Waktu sudah
menunjukkan pukul 1.25am ketika satu persatu tugas mata kuliah diselesaikan.
Rasa kantuk pun telah hilang, sebab sudah beberapa kali menunda waktu tidur
dengan sengaja mengazamkan diri "harus menyelesaikan tugas sebelum
deadline tiba". Alhamdulillah...
Sampai paragraf
kedua ini ditulis, jarum panjang telah menggeserkan dirinya ke arah angka 10
yang berarti jam 2 akan segera tiba 10 menit lagi. Tidak bermaksud memaksakan
diri untuk tidak tidur, namun fikiran saya masih bekerja dan hati masih rasa
bertanya-tanya pada banyak hal yang telah saya lampaui setelah 20 tahun lamanya
bernafas di dunia. Saya masih terus bertanya apakah saya sudah cukup bermanfaat
untuk orang sekitar saya? Selekat apa kedudukan Allah di qalbu saya? Cinta yang
mana yang saya kerahkan untuk ummi, abi, dan ikhwah di sekeliling saya?
Jarum panjang
jam di dinding masih terus berdetik ketika seorang Maya Nasri berkebangsaan
Timur Tengah menghantarkan lantunan lagunya berjudul Ruh. Cukup
menyejukkan jiwa, namun sontak menyindir diri saya ketika dipaksa harus
berproyeksi pada laku yang telah di buat. Ketika ruh akan mulai tercabut dan terpisah
dari jasadnya, maka tak akan ada lagi yang bisa diperbuat di dunia, kecuali
orang-orang disekitar kita menghantarkan kita pada ruang tergelap tertutup
tanah, berteman makhluk tanah dan lembabnya hawa disana. Kali ini fikir saya
semakin teraduk-aduk, men-stirr rasa malu yang terus berkecamuk.
Teringat laku
diri, siang tadi seorang ikhwah berkata lewat pesan singkatnya, "Ukhti,
coba deh doing something uncomfortable zone, hehe..."
Perkataan itu
masih tersimpan baik bahkan hingga detik ini kata-kata itu masih memenuhi
rongga fikir untuk dimuhasabah lebih jauh.
Benar memang
perkataannya, jika saya renungkan, selama ini saya memang hidup dalam
kemudahan. Allah terlalu baik, dan sayangnya saya masih jua terlena akan
kemudahan itu. Mengeja akan rententan kehidupan saya, beliau memang berkata
dengan sesungguhnya keadaan. Sejak kecil hingga saat ini, saya selalu hidup
dalam keberlimpahan kasih sayang Ummi dan Abi, terlebih-lebih ketika Abi telah
berpulang, Ummi semakin memanjakan saya dengan kasih sayang yang tiada tara.
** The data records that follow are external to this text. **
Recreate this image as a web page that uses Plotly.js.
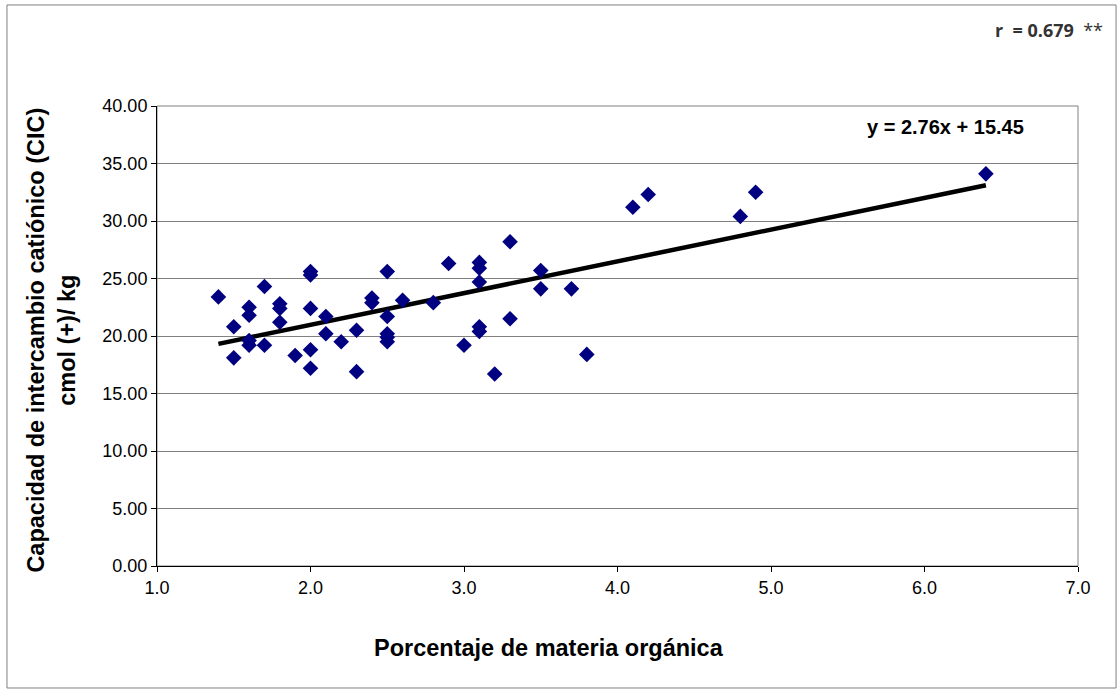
<!DOCTYPE html>
<html>
<head>
<meta charset="utf-8">
<script src="https://cdn.plot.ly/plotly-3.0.1.min.js"></script>
<style>
  html, body { margin: 0; padding: 0; background: #ffffff; }
  #chart { width: 1118px; height: 691px; }
</style>
</head>
<body>
<div id="chart"></div>
<script>
// Organic matter (%) and cation exchange capacity (cmol(+)/kg) per sample
const materiaOrganica = [
  1.4, 1.5, 1.5, 1.6, 1.6, 1.6, 1.6, 1.7, 1.7, 1.8, 1.8, 1.8, 1.9,
  2.0, 2.0, 2.0, 2.0, 2.0, 2.1, 2.1, 2.2, 2.3, 2.3, 2.4, 2.4,
  2.5, 2.5, 2.5, 2.5, 2.5, 2.6, 2.8, 2.9, 3.0,
  3.1, 3.1, 3.1, 3.1, 3.1, 3.2, 3.3, 3.3, 3.5, 3.5, 3.7, 3.8,
  4.1, 4.2, 4.8, 4.9, 6.4
];
const cic = [
  23.4, 20.8, 18.1, 22.5, 21.8, 19.6, 19.2, 24.3, 19.2, 22.8, 22.4, 21.2, 18.3,
  25.6, 25.3, 22.4, 18.8, 17.2, 21.7, 20.2, 19.5, 20.5, 16.9, 23.3, 22.9,
  25.6, 21.7, 20.2, 19.9, 19.5, 23.1, 22.9, 26.3, 19.2,
  26.4, 25.9, 24.7, 20.8, 20.4, 16.7, 28.2, 21.5, 25.7, 24.1, 24.1, 18.4,
  31.2, 32.3, 30.4, 32.5, 34.1
];

// Linear fit y = pendiente * x + intercepto, and correlation coefficient
const pendiente = 2.76;
const intercepto = 15.45;
const rCorrelacion = 0.679;

// Tick labels
const yTicks = [0, 5, 10, 15, 20, 25, 30, 35, 40];
const xTicks = [1, 2, 3, 4, 5, 6, 7];

const xMin = Math.min(...materiaOrganica);
const xMax = Math.max(...materiaOrganica);
const lineaX = [xMin, xMax];
const lineaY = lineaX.map(v => pendiente * v + intercepto);

const fontBase = "Arial, 'Liberation Sans', sans-serif";

const traces = [
  {
    type: "scatter",
    mode: "lines",
    x: lineaX,
    y: lineaY,
    line: { color: "#000000", width: 4.5 },
    hoverinfo: "skip",
    showlegend: false
  },
  {
    type: "scatter",
    mode: "markers",
    x: materiaOrganica,
    y: cic,
    marker: { symbol: "diamond", size: 12, color: "#000080", line: { width: 0 } },
    showlegend: false
  }
];

const layout = {
  width: 1118,
  height: 691,
  margin: { l: 157, r: 40, t: 106, b: 125 },
  paper_bgcolor: "#ffffff",
  plot_bgcolor: "#ffffff",
  font: { family: fontBase, color: "#000000", size: 18 },
  showlegend: false,
  xaxis: {
    range: [1, 7],
    tickvals: xTicks,
    tickformat: ".1f",
    showgrid: false,
    zeroline: false,
    showline: true,
    linecolor: "#000000",
    linewidth: 1,
    ticks: "outside",
    ticklen: 5,
    tickcolor: "#000000",
    tickfont: { family: fontBase, size: 18, color: "#000000" },
    fixedrange: true
  },
  yaxis: {
    range: [0, 40],
    tickvals: yTicks,
    tickformat: ".2f",
    showgrid: true,
    gridcolor: "#808080",
    gridwidth: 1,
    zeroline: false,
    showline: true,
    linecolor: "#000000",
    linewidth: 1,
    ticks: "outside",
    ticklen: 5,
    tickcolor: "#000000",
    tickfont: { family: fontBase, size: 18, color: "#000000" },
    fixedrange: true
  },
  shapes: [
    // plot-area frame (top and right edges show in gray)
    {
      type: "rect", xref: "paper", yref: "paper",
      x0: 0, x1: 1, y0: 0, y1: 1,
      line: { color: "#808080", width: 1 },
      layer: "below"
    },
    // outer chart border
    {
      type: "rect", xref: "paper", yref: "paper",
      x0: -0.1629, x1: 1.0413, y0: -0.2652, y1: 1.2196,
      line: { color: "#808080", width: 1 },
      layer: "below"
    }
  ],
  annotations: [
    {
      xref: "paper", yref: "paper",
      x: -0.114, y: 0.49,
      xanchor: "center", yanchor: "middle",
      textangle: -90,
      showarrow: false,
      text: "<b>Capacidad de intercambio catiónico (CIC)</b><br><b>cmol (+)/ kg</b>",
      font: { family: fontBase, size: 23.5, color: "#000000" }
    },
    {
      xref: "paper", yref: "paper",
      x: 0.4256, y: -0.178,
      xanchor: "center", yanchor: "middle",
      showarrow: false,
      text: "<b>Porcentaje de materia orgánica</b>",
      font: { family: fontBase, size: 23.5, color: "#000000" }
    },
    {
      xref: "paper", yref: "paper",
      x: 0.7687, y: 0.954,
      xanchor: "left", yanchor: "middle",
      showarrow: false,
      text: "<b>y = " + pendiente.toFixed(2) + "x + " + intercepto.toFixed(2) + "</b>",
      font: { family: fontBase, size: 20, color: "#000000" }
    },
    {
      xref: "paper", yref: "paper",
      x: 1.029, y: 1.165,
      xanchor: "right", yanchor: "middle",
      showarrow: false,
      text: "<b>r  = " + rCorrelacion.toFixed(3) + "</b>  **",
      font: { family: "'Open Sans', 'Noto Sans', sans-serif", size: 18, color: "#333333" }
    }
  ]
};

Plotly.newPlot("chart", traces, layout, { displayModeBar: false, staticPlot: true });
</script>
</body>
</html>
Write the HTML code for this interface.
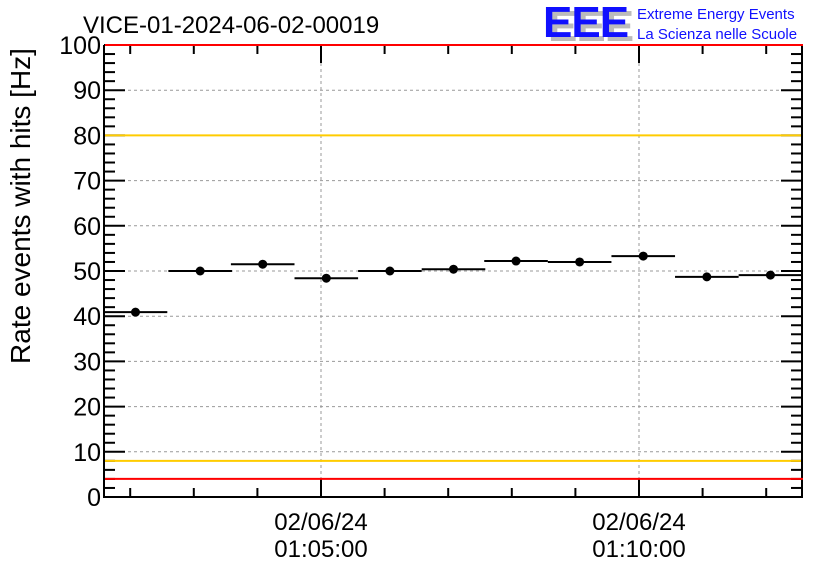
<!DOCTYPE html>
<html><head><meta charset="utf-8"><style>
body{margin:0;background:#fff;width:836px;height:572px;overflow:hidden;font-family:"Liberation Sans",sans-serif}
</style></head><body>
<svg id="c" width="836" height="572" xmlns="http://www.w3.org/2000/svg" font-family="Liberation Sans, sans-serif">
<text x="83" y="33" font-size="24" fill="#000">VICE-01-2024-06-02-00019</text>
<g>
<text x="548" y="41" font-size="44" font-weight="bold" fill="#bbb" letter-spacing="-1">EEE</text>
<text x="543" y="37" font-size="44" font-weight="bold" fill="#1010ff" letter-spacing="-1">EEE</text>
<text x="637" y="19" font-size="15" fill="#1010ff">Extreme Energy Events</text>
<text x="637" y="39" font-size="15" fill="#1010ff">La Scienza nelle Scuole</text>
</g>
<text transform="translate(30,206) rotate(-90)" text-anchor="middle" font-size="28">Rate events with hits [Hz]</text>
<g id="grid"></g><g id="axes"></g><g id="lines"></g><g id="data"></g>
</svg>
<script>
const binSeconds=[125,186,245,305,365,425,484,544,604,664,724];
const rates=[40.9,50.0,51.5,48.4,50.0,50.4,52.2,52.0,53.3,48.7,49.1];
const yTicks=[0,10,20,30,40,50,60,70,80,90,100];
const xMajorSeconds=[300,600];
const xMajorDates=["02/06/24","02/06/24"];
const xMajorTimes=["01:05:00","01:10:00"];
const thresholdsOrange=[80,8];
const thresholdsRed=[100,4];
const binWidth=60;
const L=104,R=802,T=45,B=497;
const X=s=>321+(s-300)/60*63.6;
const Y=v=>B-(v/100)*(B-T);
const NS="http://www.w3.org/2000/svg";
function mk(p,tag,a){const e=document.createElementNS(NS,tag);for(const k in a)e.setAttribute(k,a[k]);document.getElementById(p).appendChild(e);return e;}
yTicks.forEach(v=>{if(v>0&&v<100){const g=mk('grid','line',{x1:L,x2:R,y1:Y(v),y2:Y(v),stroke:'#999','stroke-dasharray':'3,3'});

}});
xMajorSeconds.forEach(s=>{const g=mk('grid','line',{x1:X(s),x2:X(s),y1:T,y2:B,stroke:'#999','stroke-dasharray':'3,3'});

});
const ax=mk('axes','path',{d:`M${L},${T} L${L},${B} L${R},${B} L${R},${T}`,stroke:'#000','stroke-width':2,fill:'none'});


for(let v=0;v<=100;v+=2){const maj=v%10===0;const len=maj?21:11;
mk('axes','line',{x1:L,x2:L+len,y1:Y(v),y2:Y(v),stroke:'#000','stroke-width':2});
mk('axes','line',{x1:R,x2:R-len,y1:Y(v),y2:Y(v),stroke:'#000','stroke-width':2});}
yTicks.forEach(v=>{const t=mk('axes','text',{x:L-3,y:Y(v)+9,'text-anchor':'end','font-size':25});t.textContent=v;

});
for(let s=120;s<=780;s+=60){const x=X(s);if(x<L||x>R)continue;const maj=xMajorSeconds.includes(s);const len=maj?18:9;
mk('axes','line',{x1:x,x2:x,y1:B,y2:B-len,stroke:'#000','stroke-width':2});
mk('axes','line',{x1:x,x2:x,y1:T,y2:T+len,stroke:'#000','stroke-width':2});}
xMajorSeconds.forEach((s,i)=>{
const a=mk('axes','text',{x:X(s),y:530,'text-anchor':'middle','font-size':24});a.textContent=xMajorDates[i];


const b=mk('axes','text',{x:X(s),y:557,'text-anchor':'middle','font-size':24});b.textContent=xMajorTimes[i];

});
thresholdsOrange.forEach(v=>{const l=mk('lines','line',{x1:L+1,x2:R-1,y1:Y(v),y2:Y(v),stroke:'#ffcc00','stroke-width':2});

});
thresholdsRed.forEach(v=>{const l=mk('lines','line',{x1:L+1,x2:R+1,y1:Y(v),y2:Y(v),stroke:'#ff0000','stroke-width':2});

});
binSeconds.forEach((s,i)=>{
const x1=Math.max(L,X(s-binWidth/2)),x2=Math.min(R,X(s+binWidth/2));
const b=mk('data','line',{x1:x1,x2:x2,y1:Y(rates[i]),y2:Y(rates[i]),stroke:'#000','stroke-width':2});


const c=mk('data','circle',{cx:X(s),cy:Y(rates[i]),r:4.5,fill:'#000'});


});
</script>
</body></html>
Tentu bukan konteks material semata masalahnya, sebab Ummi dan Abi saya adalah
orang yang strict terhadap kesahajaan. Hal itu yang terus terbawa hingga saat
ini. Ketika memasuki dunia pendidikan, Ummi adalah orang pertama yang memaklumi
saya yang bangga dengan ranking ke 10. Beliau pula orang pertama yang
memberikan senyuman atas persepsi polos saya. Dahulu sekali, ketika
sistem caturwulan masih berlaku, dan ketika saya mulai mengenal bangku sekolah,
saya sangat menginginkan urutan ke 10 ada pada baris peringkat di buku laporan
hasil belajar siswa.
Namun, ketika tahu hal yang seharusnya, maka di cawu selanjutnya saya mengejar ketertinggalan dan berusaha menghapus angka 0 disebelah kanan angka 1. Tujuan itu tercapai. Tentu atas ijin Allah. Ummi pernah bilang, saya adalah seorang perempuan tipe "goal oriented". Betul memang, saya tak akan berhenti berusaha sampai keinginan saya tercapai. Disamping itu, ada ummi yang senantiasa membebaskan saya dari pekerjaan rumah dengan tujuan agar saya bisa belajar sepanjang waktu dengan kepuasan hati saya. Tentu ini menjadi kesenangan tertinggi untuk saya, mengurung diri sepanjang waktu didalam kamar. Memang peringkat 1 itu terus berlanjut hingga saya lulus Madrasah Tsanawiyah.